In a release yesterday, the AIJCFA said that it was making the move, "as a first step towards returning the facility to an operative state." The association added that attorneys acting on its behalf, have made formal application to the relevant authorities for lease the factory, attendant lands and distillery, on Tuesday.
The application stated that the lease should be a long-term one and that the intention was to effect the necessary upgrading of the fields, machinery and facilities. It also specified that it was "imperative that the removal of any fittings, equipment, or parts" should be stopped immediately.
The association said it had the full support of its membership and the farmers served by the Hampden factory and that it intended to operate the factory during the current crop.
Minister of Agriculture, Roger Clarke, announced in mid-December that the government would close the Hampden factory, resulting in the loss of some 200 jobs. He said that the decision was taken after an assessment team determined that it would not be economically feasible for Government to invest between $370 million and $400 million to keep the factory operating at minimum levels of efficiency. The closure will cost the Government $66 million.
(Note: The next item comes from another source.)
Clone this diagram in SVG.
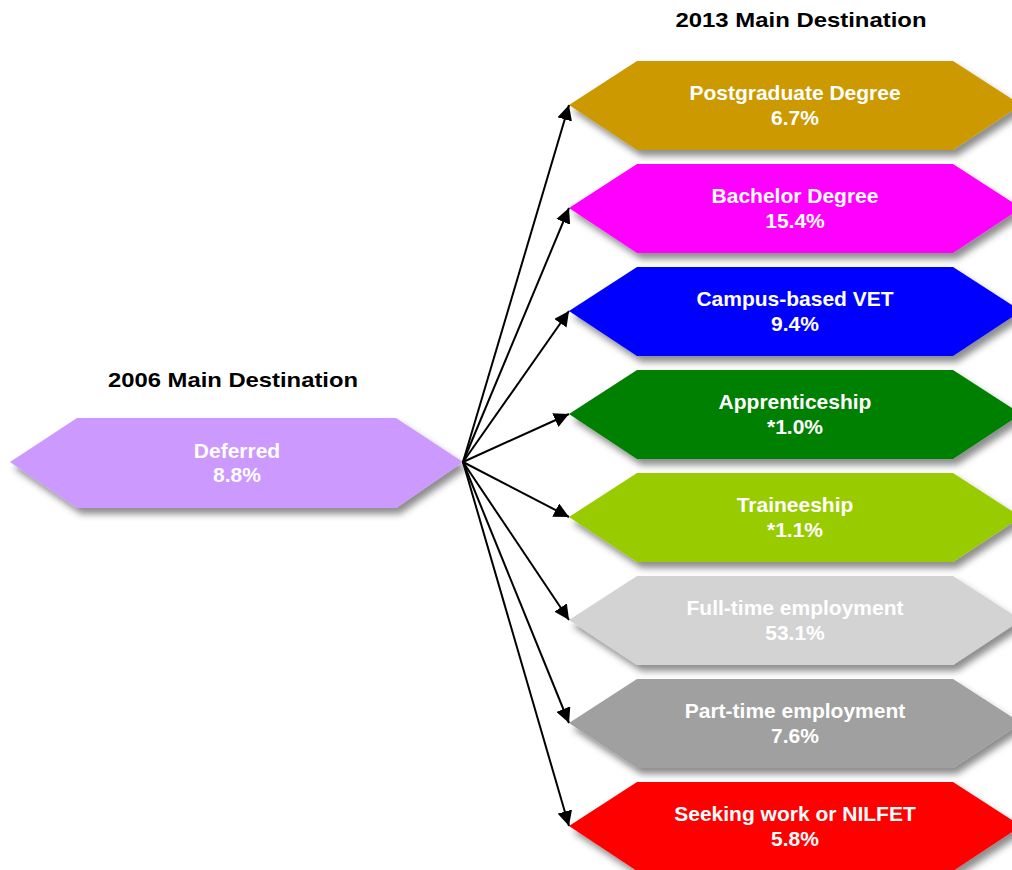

Mr. Clarke said too, that all the Trelawny sugar cane would, henceforth, be milled at the Long Pond factory, which was being extensively repaired to ensure that it was in the best condition possible, for the start of the 2002/2003 crop.
He said that farmers, who will be affected by the closure, will be compensated for the increased transportation cost to move their cane to Long Pond. The cost would be absorbed by the Trelawny Sugar Company for three years, beginning with the 2002/2003 cropping period.
But, the cane farmers have rejected the plan and the AIJCFA started working on a proposal for the reopening of the factory under the ownership of cane farmers in the area.
Acting chairman of the association, A.C. McDonald, told The Gleaner that after meeting with Mr. Clarke, they started working on a proposal to save Hampden.
The AIJCFA said yesterday that overseas engineers had visited the factory and reported on the status of the facility and that, based on this and other intelligence obtained, its leadership has confidence in the potential viability of Hampden.
The AIJCFA has maintained that one of the main problems in the Government-owned sector of the sugar industry is ineffective management which, "together with poorly maintained canefields, factory machinery and equipment have adversely affected the cost-efficiency of production."
The association says that it has already identified overseas expertise which would be contracted to manage the facility, while instituting the required training of Jamaican management and technicians.
The association says that it expects the proposal will be favourably considered by the Government, "especially as the closed entity would be an on-going cost to the Government and taxpayers, while devastating the economic life of several communities in the Hampden area."